No lo supe hasta el día siguiente, me mandó a buscar con otra amiga. Me costó creer lo que significa un “abrir y cerrar de ojos”, pensar que en cualquier momento la respiración puede detenerse y todo desaparecer. El efímero velo que separa la vida y la muerte, todo sucediendo en pequeños instantes donde no hay vuelta atrás, el misterioso destino.

Desde ese momento, vivimos unas jornadas de intenso dolor y pesar, varios días de duelo, rezos, acompañando a la familia y entregándole mi apoyo.

Antes del asesinato de la madre de Arya, ella me había contactado para que diera una charla en su grupo de mujeres que se dedicaban a recolectar fondos para caridad.

Uno se pregunta: ¿por qué a personas buenas les suceden cosas malas? Si ella participaba de un “servicio comunitario” no debería haber muerto de esa manera.

De nuestro árbol genealógico heredamos no solo la parte genética, sino también los sucesos vividos por nuestros ancestros; a veces la historia se repite, como una especie de compensación hasta lograr sanar.

Por otro lado, no sabemos de las encarnaciones anteriores cuáles fueron los hechos que quedaron pendientes para reparar.

Recuerdo una historia antigua de un sabio sanador al que le llevaron una persona con problemas en las piernas, que no podía caminar, para que la mejorara. Después de observarlo unos minutos, dijo: “No puedo sanarlo”. Le preguntaron sobre la razón de esa determinación y respondió: “Cuando miré en lo profundo de sus ojos vi que sobre esta persona hay un decreto divino pendiente, pues fue juzgado en el tribunal celestial por su mal actuar en la vida pasada. Era un soldado que mutiló a mucha gente, más allá de sus funciones. Gozaba al dejar a otros sin piernas”.

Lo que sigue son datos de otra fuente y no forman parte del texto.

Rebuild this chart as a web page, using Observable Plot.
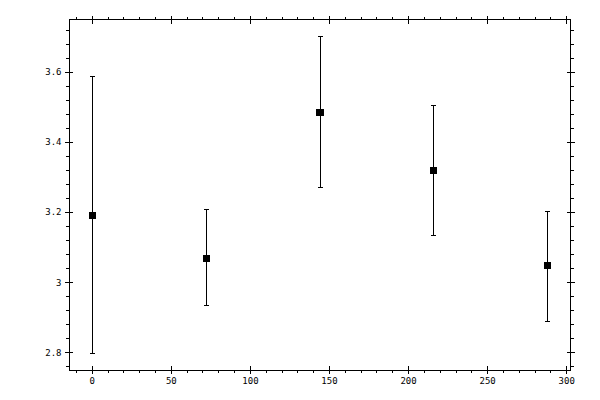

Algo de esa historia nos dice que cada uno tiene en algún momento que pagar sus faltas y que viene a esta vida a trabajar espiritualmente para superar y recorrer el camino del arrepentimiento que incluye un cambio; esto también se refiere a saldar injusticias cometidas por sus ancestros.

La muerte es una gran maestra mensajera que viene para que reflexionemos y realicemos las modificaciones que necesitamos hacer, con la finalidad de volver a conectarnos con la fuente y con nuestra capacidad creadora.

Desgraciadamente necesitamos pasar por sufrimientos para darnos cuenta del valor de las personas y de lo importante que es la conexión con el ser superior.

La vida nos presenta desafíos constantes y si nos escondemos llegará el día en que tengamos que enfrentarlos.

Aceptar con amor lo que te sucede es algo que requiere una gran maestría; todos sabemos que en algún momento dejaremos nuestro cuerpo físico, nadie nos prepara para la ocasión y nuestra cultura nos transmite una idea de soberbia y arrogancia que hace que nos creamos invencibles.

La aceptación no es resignarse y quedarse como una víctima en la queja y el dolor. Asentir a algo que sucedió requiere procesar el hecho y asumirlo desde la humildad de quien sabe que no puede cambiar lo sucedido, pero sí puede revisar la manera en que lo está viviendo y ahí desprogramar actitudes que te llevan al mismo resultado.

Entonces iba en las mañanas, entraba a la casa de su familia, me sacaba los zapatos y me sentaba en silencio, con los brazos extendidos sobre mis piernas y comenzaba una transfusión de sangre simbólica por varias horas; los acompañaba sin hablar, lloraba con ellos, comía con ellos.

Vino su familia de Inglaterra. Ahí seguimos nuestro duelo, todos juntos, como en una tribu, rezábamos, comíamos, llorábamos.

Fueron días especiales, estábamos unidas por lazos de la hermandad espiritual que trascendían las historias personales, quizás era algo de otras vidas, no sé, solo estaba segura de mi enorme tristeza.